In late 2013, Interpol Secretary General Ron Noble warned that even “extraordinary security” is unlikely to be enough to keep weapons out of soft targets. As a result, only the terrorists would have weapons.

In March 2013, 86 percent of police officers surveyed by PoliceOne, the 450,000-member private organization of police, said that casualties would have been prevented if legally-armed citizens had been able to carry guns in places such as Newtown and Aurora.

But Harmon insists that I am outside the “consensus view” of academics. To show this, he cites a survey by David Hemenway.  But this survey primarily focuses on public health researchers, relatively few of whom have Ph.D.s and many of whom never have done any empirical research on guns.

Last summer, professor Gary Mauser and I released a survey of all economists and criminologists who had published peer-reviewed empirical research on firearms. The results were very different.

By 66 percent to 32 percent, economists and criminologists answer that gun-free zones are “more likely to attract criminals than they are to deter them.” A 60 percent to 40 percent margin thinks that guns in the home do not increase suicides. And a 62 percent to 35 percent spread says that guns are used in self-defense to stop crime more often than in the commission of crime.

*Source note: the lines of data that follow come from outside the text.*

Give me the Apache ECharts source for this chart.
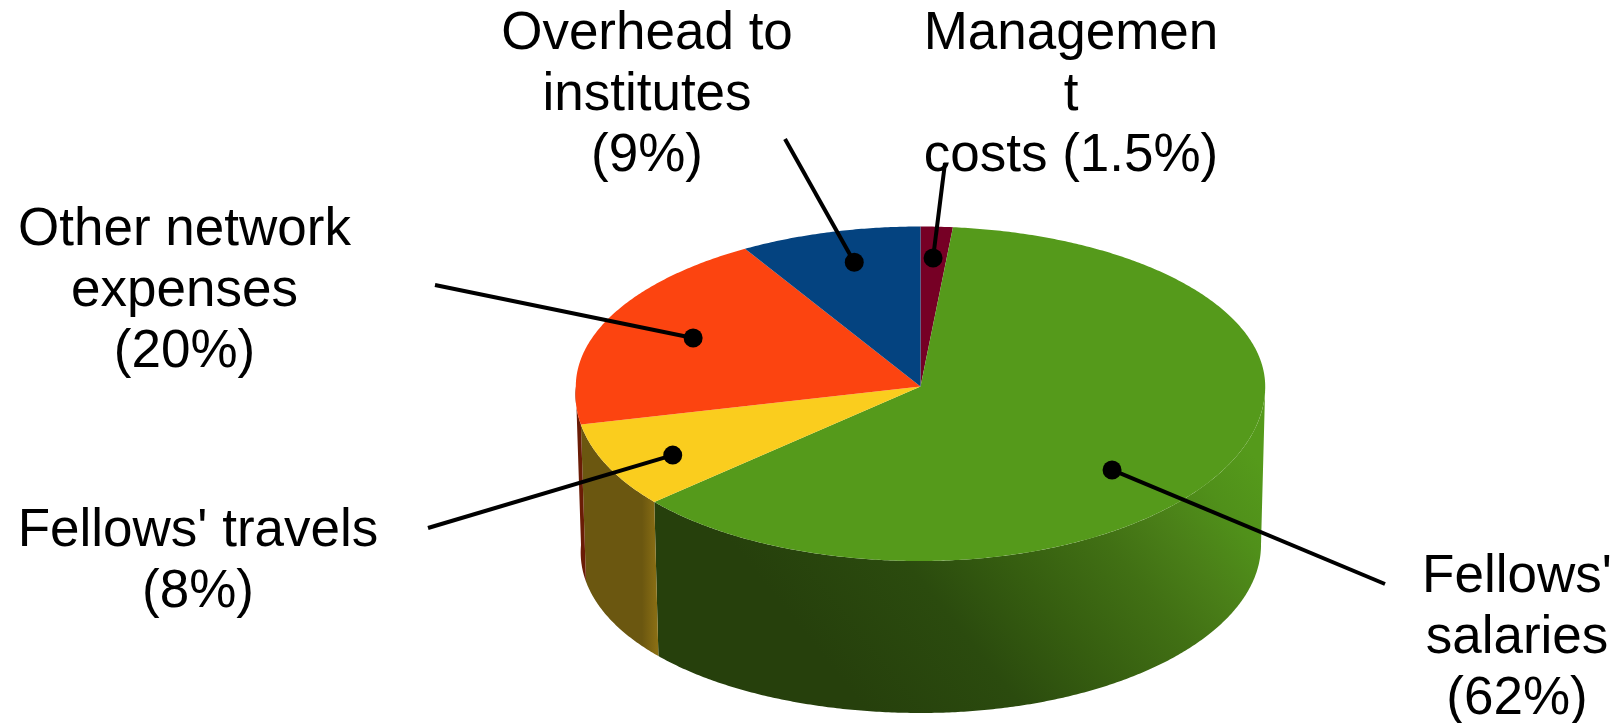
<!DOCTYPE html>
<html>
<head>
<meta charset="utf-8">
<title>Budget pie</title>
<style>
  html, body { margin: 0; padding: 0; background: #fff; }
  #chart { width: 1615px; height: 723px; }
</style>
<script src="https://cdn.jsdelivr.net/npm/echarts@6/dist/echarts.min.js"></script>
</head>
<body>
<div id="chart"></div>
<script>
// data, clockwise from 12 o'clock. labels add up to 100.5, so the last slice stops at the top
const categories = ['Management costs', "Fellows' salaries", "Fellows' travels", 'Other network expenses', 'Overhead to institutes']
const shares = [1.5, 62, 8, 20, 9]
const labelTexts = [
  'Managemen\nt\ncosts (1.5%)',
  "Fellows'\nsalaries\n(62%)",
  "Fellows' travels\n(8%)",
  'Other network\nexpenses\n(20%)',
  'Overhead to\ninstitutes\n(9%)'
]

// styles
const topColors = ['#760025', '#559a1b', '#facd1e', '#fc4410', '#044380']
const sideColors = ['#3b0012', null, null, '#6a1c06', '#022140']

// layout
const topRim = {cx: 920.5, cy: 386.5, rx: 344.7, ryUp: 160, ryDown: 174.5}
const bottomRim = {cx: 921, cy: 545, rx: 340, ryUp: 160, ryDown: 168}
const perspective = 0.0434
const labelCenters = [[1071, 95], [1517, 638], [198, 562], [184.5, 291], [647, 95]]
const leaderEnds = [[945, 163], [1385, 584], [428, 528], [435, 285], [785, 139]]
// dot position on each slice: degrees away from the slice middle, fraction of the radius
const dotPlaces = [[-0.1, 0.804], [13.7, 0.733], [-2.2, 0.806], [1.3, 0.726], [1.4, 0.8]]

const greenSide = new echarts.graphic.LinearGradient(800, 700, 1240, 348, [
  {offset: 0.08, color: '#26400c'},
  {offset: 0.3, color: '#2b4b0e'},
  {offset: 0.45, color: '#365e10'},
  {offset: 0.6, color: '#417014'},
  {offset: 0.7, color: '#4a7f18'},
  {offset: 0.8, color: '#50901a'},
  {offset: 0.9, color: '#559a1b'}
], true)
const yellowSide = new echarts.graphic.LinearGradient(642, 0, 658, 0, [
  {offset: 0, color: '#6b5710'},
  {offset: 1, color: '#8c7014'}
], true)

// slice angles in degrees, 0 at the top
const angles = []
let sum = 0
shares.forEach(function (v) {
  let from = sum / 100 * 360
  sum += v
  angles.push([from, Math.min(sum / 100 * 360, 360)])
})

function rimPoint (rim, deg, frac) {
  let a = deg * Math.PI / 180
  let f = frac === undefined ? 1 : frac
  let c = Math.cos(a)
  let s = Math.sin(a)
  // the front left quarter bulges a bit towards the viewer
  let w = c < 0 && s < 0 ? 1 + perspective * c : 1
  return [rim.cx + rim.rx * f * s / w, rim.cy - (c > 0 ? rim.ryUp : rim.ryDown) * f * c]
}

function arcPoints (rim, from, to) {
  let pts = []
  let n = Math.max(2, Math.ceil((to - from) * 2))
  for (let i = 0; i <= n; i++) {
    pts.push(rimPoint(rim, from + (to - from) * i / n))
  }
  return pts
}

function renderSide (params) {
  let i = params.dataIndex
  let from = Math.max(angles[i][0], 90)
  let to = Math.min(angles[i][1], 270)
  if (to <= from) {
    return null
  }
  let fill = i === 1 ? greenSide : i === 2 ? yellowSide : sideColors[i]
  return {
    type: 'polygon',
    shape: {points: arcPoints(topRim, from, to).concat(arcPoints(bottomRim, from, to).reverse())},
    style: {fill: fill}
  }
}

function renderTop (params) {
  let i = params.dataIndex
  return {
    type: 'polygon',
    shape: {points: [[topRim.cx, topRim.cy]].concat(arcPoints(topRim, angles[i][0], angles[i][1]))},
    style: {fill: topColors[i]}
  }
}

function renderLabel (params) {
  let i = params.dataIndex
  let mid = (angles[i][0] + angles[i][1]) / 2 + dotPlaces[i][0]
  let dot = rimPoint(topRim, mid, dotPlaces[i][1])
  return {
    type: 'group',
    children: [{
      type: 'text',
      style: {
        text: labelTexts[i],
        x: labelCenters[i][0],
        y: labelCenters[i][1],
        align: 'center',
        verticalAlign: 'middle',
        fontFamily: '"Liberation Sans", Arial, sans-serif',
        fontSize: 53,
        lineHeight: 61,
        fill: '#000'
      }
    }, {
      type: 'line',
      shape: {x1: dot[0], y1: dot[1], x2: leaderEnds[i][0], y2: leaderEnds[i][1]},
      style: {stroke: '#000', lineWidth: 4}
    }, {
      type: 'circle',
      shape: {cx: dot[0], cy: dot[1], r: 9.5},
      style: {fill: '#000'}
    }]
  }
}

const seriesData = categories.map(function (name, i) {
  return {name: name, value: shares[i]}
})

const chart = echarts.init(document.getElementById('chart'))
chart.setOption({
  animation: false,
  backgroundColor: '#fff',
  series: [
    {type: 'custom', coordinateSystem: 'none', z: 1, silent: true, data: seriesData, renderItem: renderSide},
    {type: 'custom', coordinateSystem: 'none', z: 2, silent: true, data: seriesData, renderItem: renderTop},
    {type: 'custom', coordinateSystem: 'none', z: 3, silent: true, data: seriesData, renderItem: renderLabel}
  ]
})
</script>
</body>
</html>
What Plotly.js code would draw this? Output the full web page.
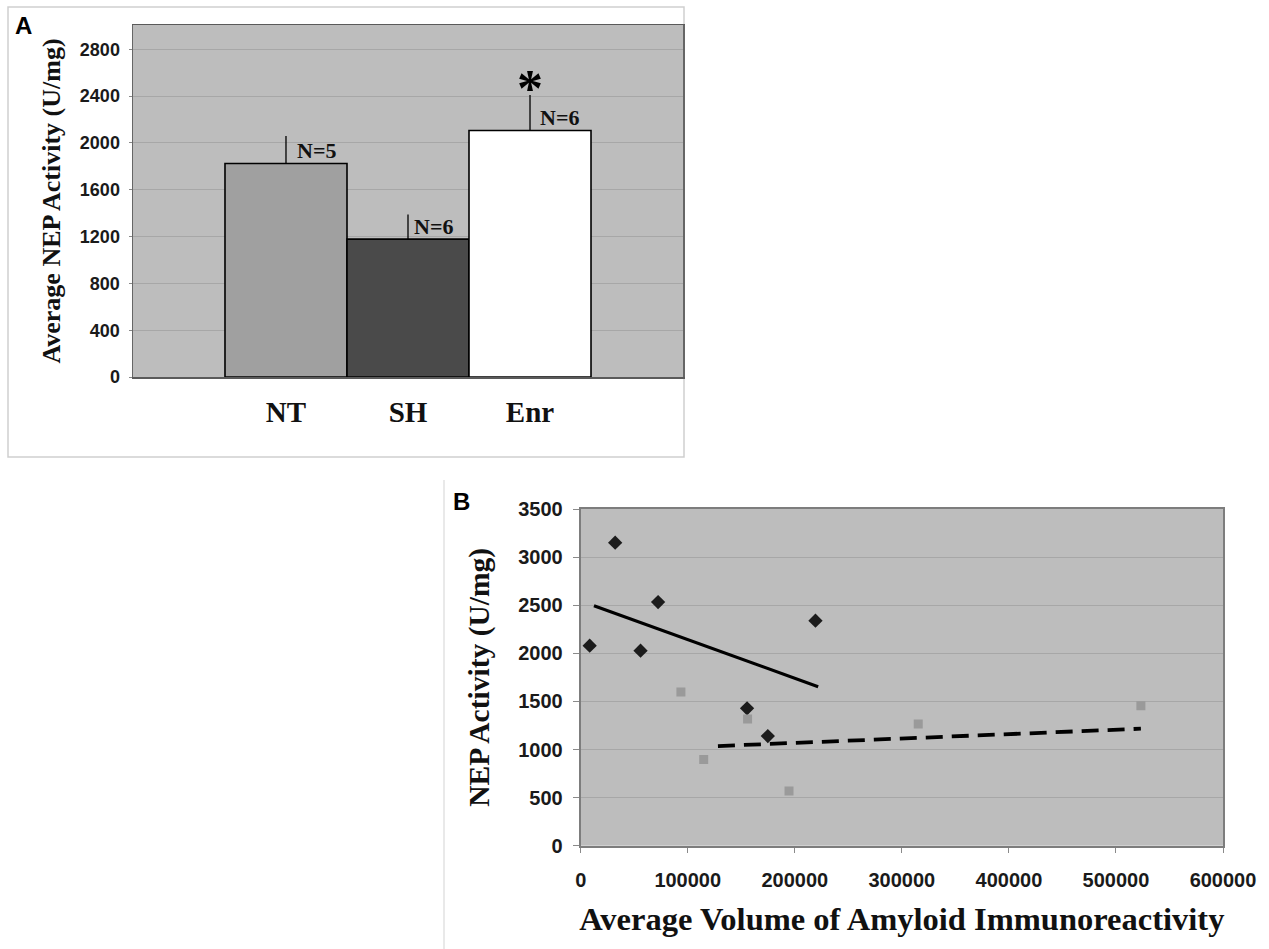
<!DOCTYPE html>
<html>
<head>
<meta charset="utf-8">
<script src="https://cdn.plot.ly/plotly-3.0.1.min.js"></script>
<style>html,body{margin:0;padding:0;background:#fff;}</style>
</head>
<body>
<div id="chart" style="width:1269px;height:949px;"></div>
<script>
// ---- Panel A data ----
const groups = ['NT', 'SH', 'Enr'];
const nepMeans = [1825, 1178, 2107];
const nepErrors = [234, 211, 302];
const groupN = ['N=5', 'N=6', 'N=6'];
const barColors = ['#a0a0a0', '#4a4a4a', '#ffffff'];

// ---- Panel B data ----
const darkX = [8400, 32200, 55900, 72300, 219300, 155400, 174800];
const darkY = [2079, 3150, 2027, 2533, 2339, 1428, 1140];
const grayX = [93600, 155900, 114900, 194600, 315300, 523300];
const grayY = [1597, 1317, 897, 568, 1265, 1455];
const trendDarkX = [12400, 221800];
const trendDarkY = [2495, 1653];
const trendGrayX = [128200, 523300];
const trendGrayY = [1036, 1216];

const W = 1269, H = 949;
const px = x => x / W;
const py = y => 1 - y / H;

const sansB = (s, c) => ({family: 'Liberation Sans, Arial, sans-serif', size: s, weight: 'bold', color: c || '#1a1a1a'});
const serifB = (s, c) => ({family: 'Liberation Serif, Times New Roman, serif', size: s, weight: 'bold', color: c || '#111'});

const traces = [
  {
    type: 'bar', x: groups, y: nepMeans, xaxis: 'x', yaxis: 'y',
    marker: {color: barColors, line: {color: '#000', width: 1.6}},
    error_y: {type: 'data', array: nepErrors, arrayminus: nepErrors.map(() => 0), symmetric: false,
              color: '#000', thickness: 1.3, width: 0},
    hoverinfo: 'x+y'
  },
  {
    type: 'scatter', mode: 'markers', x: darkX, y: darkY, xaxis: 'x2', yaxis: 'y2',
    marker: {symbol: 'diamond', size: 11, color: '#1c1c1c'}
  },
  {
    type: 'scatter', mode: 'markers', x: grayX, y: grayY, xaxis: 'x2', yaxis: 'y2',
    marker: {symbol: 'square', size: 9, color: '#9a9a9a'}
  },
  {
    type: 'scatter', mode: 'lines', x: trendDarkX, y: trendDarkY, xaxis: 'x2', yaxis: 'y2',
    line: {color: '#000', width: 3.2}
  },
  {
    type: 'scatter', mode: 'lines', x: trendGrayX, y: trendGrayY, xaxis: 'x2', yaxis: 'y2',
    line: {color: '#000', width: 3.8, dash: '17px,9px'}
  }
];

const nShift = [9, 4, 8];
const annotations = groups.map((g, i) => ({
  x: g, y: nepMeans[i], xref: 'x', yref: 'y', text: groupN[i], showarrow: false,
  xanchor: 'left', yanchor: 'bottom', xshift: nShift[i], yshift: -2, font: serifB(22)
}));
annotations.push({
  x: groups[2], y: nepMeans[2] + nepErrors[2], xref: 'x', yref: 'y', text: '*', showarrow: false,
  xanchor: 'center', yanchor: 'bottom', yshift: -24, font: serifB(52, '#000')
});
annotations.push({x: px(13), y: py(10), xref: 'paper', yref: 'paper', text: 'A', showarrow: false,
  xanchor: 'left', yanchor: 'top', font: sansB(24, '#000')});
annotations.push({x: px(451), y: py(486), xref: 'paper', yref: 'paper', text: 'B', showarrow: false,
  xanchor: 'left', yanchor: 'top', font: sansB(24, '#000')});

const layout = {
  width: W, height: H,
  margin: {l: 0, r: 0, t: 0, b: 0},
  paper_bgcolor: '#ffffff', plot_bgcolor: '#bdbdbd',
  showlegend: false, bargap: 0,
  xaxis: {
    domain: [px(133), px(683)], anchor: 'y', type: 'category', range: [-1.254, 3.254],
    showgrid: false, zeroline: false, showline: true, linecolor: '#5a5a5a', linewidth: 1.5, mirror: true,
    ticks: '', tickfont: serifB(29), ticklabelstandoff: 9
  },
  yaxis: {
    domain: [py(377), py(25)], anchor: 'x', range: [0, 3008], tick0: 0, dtick: 400,
    showgrid: true, gridcolor: '#a7a7a7', gridwidth: 1, zeroline: false,
    showline: true, linecolor: '#666', linewidth: 1.5, mirror: true,
    ticks: 'outside', ticklen: 3, tickcolor: '#888', tickfont: sansB(18), ticklabelstandoff: 5,
    title: {text: 'Average NEP Activity (U/mg)', font: serifB(26), standoff: 12}
  },
  xaxis2: {
    domain: [px(580.7), px(1223)], anchor: 'y2', range: [0, 600000], tick0: 0, dtick: 100000, tickformat: 'd',
    showgrid: false, zeroline: false, showline: true, linecolor: '#7d7d7d', linewidth: 2, mirror: true,
    ticks: 'outside', ticklen: 5, tickcolor: '#8a8a8a', tickfont: sansB(20), ticklabelstandoff: 10,
    title: {text: 'Average Volume of Amyloid Immunoreactivity', font: serifB(32.5), standoff: 18}
  },
  yaxis2: {
    domain: [py(845.7), py(509)], anchor: 'x2', range: [0, 3500], tick0: 0, dtick: 500,
    showgrid: true, gridcolor: '#a7a7a7', gridwidth: 1, zeroline: false,
    showline: true, linecolor: '#7d7d7d', linewidth: 2, mirror: true,
    ticks: 'outside', ticklen: 6, tickcolor: '#8a8a8a', tickfont: sansB(20), ticklabelstandoff: 6,
    title: {text: 'NEP Activity (U/mg)', font: serifB(29.5), standoff: 20}
  },
  annotations: annotations,
  shapes: [
    {type: 'rect', xref: 'paper', yref: 'paper', x0: px(8), x1: px(684), y0: py(457), y1: py(7),
     line: {color: '#cfcfcf', width: 1.5}, layer: 'below'},
    {type: 'line', xref: 'paper', yref: 'paper', x0: px(444), x1: px(444), y0: py(480), y1: py(949),
     line: {color: '#e2e2e2', width: 1.5}, layer: 'below'}
  ]
};

Plotly.newPlot('chart', traces, layout, {displayModeBar: false, staticPlot: true});
</script>
</body>
</html>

Harmon personally attacks a few of the Crime Prevention Research Center’s 10-member board of academic advisers. He doesn't mention that these researchers hail from universities such as Harvard, the Wharton Business School, the University of Chicago and the University of Michigan. In one attack, it is just dishonest to suggest that those who fund academic chairs get to decide who holds the chair, let alone successive people who hold the chair.

Gun-free zones are magnets for murderers. Even the most ardent gun-control advocate — presumably even Harmon — would never put “Gun-Free Zone” signs on his home. Let’s stop putting them elsewhere.